Всадник, вне всякого сомнения, уже не мог управлять лошадью. Отчаяние, написанное на его лице, и конвульсивные движения явно говорили о нечеловеческом напряжении, однако ни звука, кроме одного отчаянного вопля, не слетело с его истерзанных уст, прокушенных во многих местах от страха. Миг – и вот уже неистовый грохот копыт заглушил рев огня и завывание ветра. Второй – и, перескочив одним прыжком ворота и ров с водой, конь взлетел по ходящей ходуном широкой лестнице и вместе с всадником исчез в вихре огромных мечущихся языков пламени.

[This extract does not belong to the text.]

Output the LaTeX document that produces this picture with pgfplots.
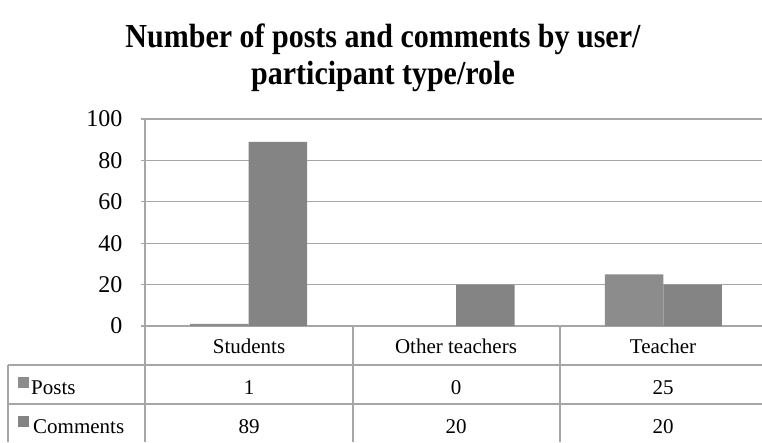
\documentclass[border=0pt]{standalone}
\usepackage{fontspec}
\setmainfont{Liberation Serif}
\usepackage{pgfplots}
\pgfplotsset{compat=1.18}
\definecolor{gridgray}{HTML}{A6A6A6}
\definecolor{postsgray}{HTML}{8C8C8C}
\definecolor{commgray}{HTML}{848484}
\begin{document}
\begin{tikzpicture}[x=1pt,y=1pt]
\path[use as bounding box] (0,0) rectangle (762,442);
\node[font=\bfseries\fontsize{30}{37}\selectfont, align=center] at (383,384)
  {\scalebox{1}[1.12]{Number of posts and comments by user/}\\\scalebox{1}[1.12]{participant type/role}};
\begin{axis}[
  at={(145pt,116pt)}, anchor=south west, scale only axis,
  width=622pt, height=207pt,
  xmin=-0.5, xmax=2.5, ymin=0, ymax=100,
  ybar, bar width=58.5pt,
  xtick=\empty, ytick={0,20,...,100},
  axis x line*=bottom, axis y line*=left,
  axis line style={gridgray, line width=1.2pt, -},
  ymajorgrids, grid style={gridgray, line width=1.2pt},
  tick align=outside, major tick length=4pt,
  tick style={gridgray, line width=1.2pt},
  yticklabel style={font=\fontsize{24}{24}\selectfont, xshift=-15pt, /pgf/number format/assume math mode=true},
  clip=false,
]
\addplot[fill=postsgray, draw=none, bar shift=-29.25pt] coordinates {(0,1) (1,0) (2,25)};
\addplot[fill=commgray, draw=none, bar shift=29.25pt] coordinates {(0,89) (1,20) (2,20)};
\end{axis}
% data table below the plot
\draw[gridgray, line width=1.2pt] (145,116) -- (145,0);
\draw[gridgray, line width=1.2pt] (353,116) -- (353,0);
\draw[gridgray, line width=1.2pt] (560,116) -- (560,0);
\draw[gridgray, line width=1.2pt] (8,77) -- (8,0);
\draw[gridgray, line width=1.2pt] (8,77) -- (762,77);
\draw[gridgray, line width=1.2pt] (8,38) -- (762,38);
\begin{scope}[every node/.style={font=\fontsize{21}{21}\selectfont, inner sep=0pt}]
\node at (249,96) {Students};
\node at (456,96) {Other teachers};
\node at (663,96) {Teacher};
\fill[postsgray] (18,54) rectangle (29,65);
\fill[commgray] (18,15) rectangle (29,26);
\node[anchor=base west] at (31,48) {Posts};
\node[anchor=base west] at (33,9) {Comments};
\node[anchor=base] at (249,48) {1};
\node[anchor=base] at (456,48) {0};
\node[anchor=base] at (663,48) {25};
\node[anchor=base] at (249,9) {89};
\node[anchor=base] at (456,9) {20};
\node[anchor=base] at (663,9) {20};
\end{scope}
\end{tikzpicture}
\end{document}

В тот же миг неистовство пожара точно рукой сняло, и воцарилась мертвая зловещая тишина. Белое пламя все еще окутывало саваном здание, и из него в спокойное небо исторгся луч сверхъестественного света, а на зубчатые стены древнего дворца тяжело опустилось густое облако дыма, формой неотличимое от колоссальных размеров… лошади.
Сфинкс
Во времена, когда Нью-Йорк охватила ужасная эпидемия холеры, я принял приглашение одного своего родственника провести с ним пару недель в его уединенном уютном коттедже на берегах Гудзона. Здесь было все, что нужно для приятного летнего отдыха. Мы могли гулять по лесу, рисовать, кататься на лодках, ходить на рыбалку или купаться, слушать музыку или предаваться чтению и вообще приятно и безмятежно проводить время, если бы не ужасные новости, которые каждое утро приходили из огромного города. Не было и дня, чтобы мы не узнавали о том, что болезнь поразила кого-нибудь из наших знакомых. Затем, когда смертность повысилась, мы научились жить в ожидании утраты кого-то из друзей. Поэтому вскоре уже каждое новое появление вестника стало ввергать нас в страх. Нам стало казаться, что даже ветер, дующий с юга, несет в себе запах смерти. Сия неотступная гнетущая мысль полностью завладела мною. Я не мог ни говорить, ни думать ни о чем другом, она преследовала меня даже во сне. Хозяин мой был не таким впечатлительным человеком, как я, и, хоть и сам пребывал в довольно подавленном настроении, как мог старался подбодрить меня. Однако его тонкому философскому уму было свойственно сугубо реальное восприятие действительности. Он был знаком и с чувством страха, но без каких-либо отклонений.